The rubber stopper needs a hole drilled in it for the ¼” pipe nipple or threaded pipe stock. After you drill the hole, use some silicone gasket sealer to seal the pipe nipple as you push it into the rubber stopper. If you used the threaded pipe stock, use the nuts to secure the stock into the stopper.

If you can’t find a suitable rubber stopper, an old master cylinder cap can be used. Drill a ½” hole in the center for the pipe fitting. Cut the brass pipe stock to about 1”- 1 ½” long, the exact length isn’t too important. Push it through the hole in the master cylinder cap and thread one nut on top of the pipe stock where it sticks though the cap. Put another nut on the other side of the cap to lock the pipe stock in place. Apply some silicone rubber gasket sealer to both sides and when it is dry, screw the ¼” pipe that sticks out of the top of the cap into the tee.

Remove the sprayer hose and wand from the garden sprayer. You may find it easier just to cut the sprayer hose off short and connect it to the 3/8” plastic tubing. The idea is that the 3/8” tubing connects to the pickup tube inside the sprayer in a reliable, leak proof fashion. Another alternative is to remove the spray nozzle from the end of the spray wand and connect the 3/8” tubing to the wand. This leaves the hand valve in place and may be useful to start/stop the flow of brake fluid.

The 3/8” plastic tubing connects to the pipe tee using a push on hose barb type adapter. The pipe tee has one port for the gauge, one for the 3/8” hose and the other to connect to the rubber stopper or master cylinder cap that you modified.

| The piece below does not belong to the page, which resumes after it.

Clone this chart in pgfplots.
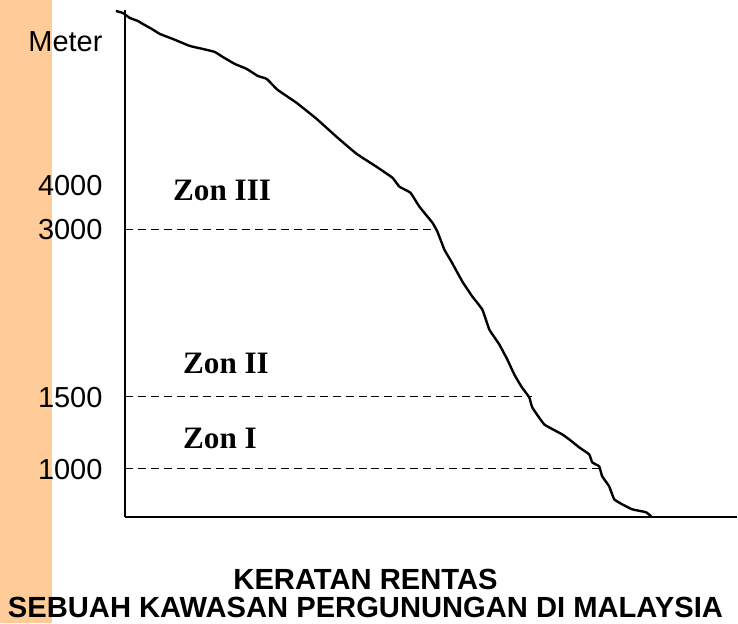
\documentclass[border=0pt]{standalone}
\usepackage{fontspec}
\setmainfont{Liberation Sans}
\newfontfamily\serifb{Liberation Serif}
\usepackage{pgfplots}
\pgfplotsset{compat=1.18}
\definecolor{strip}{HTML}{FFCC99}
\begin{document}
\begin{tikzpicture}
\fill[strip] (0,0) rectangle (26pt,312pt);
\path (0,0) rectangle (369pt,312pt);
\begin{axis}[
  at={(62.5pt,53pt)}, anchor=south west,
  scale only axis, width=306.5pt, height=254pt,
  xmin=125, xmax=738, ymin=106, ymax=614,
  axis lines=left,
  axis line style={-, line width=1pt},
  xtick=\empty,
  ytick={582,438,394,226,154},
  yticklabels={Meter,4000,3000,1500,1000},
  major tick length=0pt,
  yticklabel style={inner sep=0pt, xshift=-11pt, font=\fontsize{14.5}{16}\selectfont},
  clip=false,
]
\addplot[black, line width=1.2pt, smooth, tension=0.2] coordinates {
(116,613) (123,611) (130,606) (138,603) (143,600) (152,595) (160,590) (173,585)
(190,578) (203,575) (215,572) (223,567) (235,560) (247,555) (258,548) (267,545)
(278,534) (297,521) (317,505) (337,487) (357,470) (377,457) (393,446) (400,437)
(411,431) (420,417) (433,401) (438,392) (445,374) (452,362) (463,342) (473,327)
(483,314) (490,294) (500,279) (508,264) (515,249) (522,237) (530,226) (533,216)
(545,199) (563,189) (570,184) (580,176) (590,169) (593,161) (600,157) (603,147)
(610,137) (615,124) (623,119) (633,114) (647,111) (653,106)
};
\addplot[black, line width=0.7pt, dash pattern=on 4pt off 2.5pt] coordinates {(125,394) (437,394)};
\addplot[black, line width=0.7pt, dash pattern=on 4pt off 2.5pt] coordinates {(125,227) (533,227)};
\addplot[black, line width=0.7pt, dash pattern=on 4pt off 2.5pt] coordinates {(125,155) (602,155)};
\node[anchor=west, inner sep=0pt, font=\serifb\bfseries\fontsize{15.6}{17}\selectfont] at (axis cs:173,433) {Zon III};
\node[anchor=west, inner sep=0pt, font=\serifb\bfseries\fontsize{15.6}{17}\selectfont] at (axis cs:183,260) {Zon II};
\node[anchor=west, inner sep=0pt, font=\serifb\bfseries\fontsize{15.6}{17}\selectfont] at (axis cs:183,185) {Zon I};
\node[inner sep=0pt, font=\bfseries\fontsize{14.6}{16}\selectfont] at (axis cs:366,44) {KERATAN RENTAS};
\node[inner sep=0pt, font=\bfseries\fontsize{14.6}{16}\selectfont] at (axis cs:366,16) {SEBUAH KAWASAN PERGUNUNGAN DI MALAYSIA};
\end{axis}
\end{tikzpicture}
\end{document}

Fill the pump sprayer with a quart of brake fluid. Set the garden sprayer on the ground and screw the pump handle down tight, and pump until brake fluid fills the plastic tubing. Then put the modified stopper or master cylinder cap on the master cylinder and pump slowly to make sure that nothing leaks or pops loose. No leaks, continue pumping until you get 5-10 PSI. Put a 6”-12” length of clear plastic tubing on the bleeder ports. Then open the bleeder ports on the wheel cylinders one at a time and bleed until the bubbles are gone. I use a 2 liter soda bottle with a coat hanger to catch the fluid . DO NOT REUSE THE OLD BRAKE FLUID. Repeat the process until you have finished all 4 wheels. You will have to pump the sprayer several times to maintain the 5-10 PSI needed to do the job. When finished bleeding, loosen the pump handle to relieve the pressure, remove the stopper/modified master cylinder cap and test the pedal.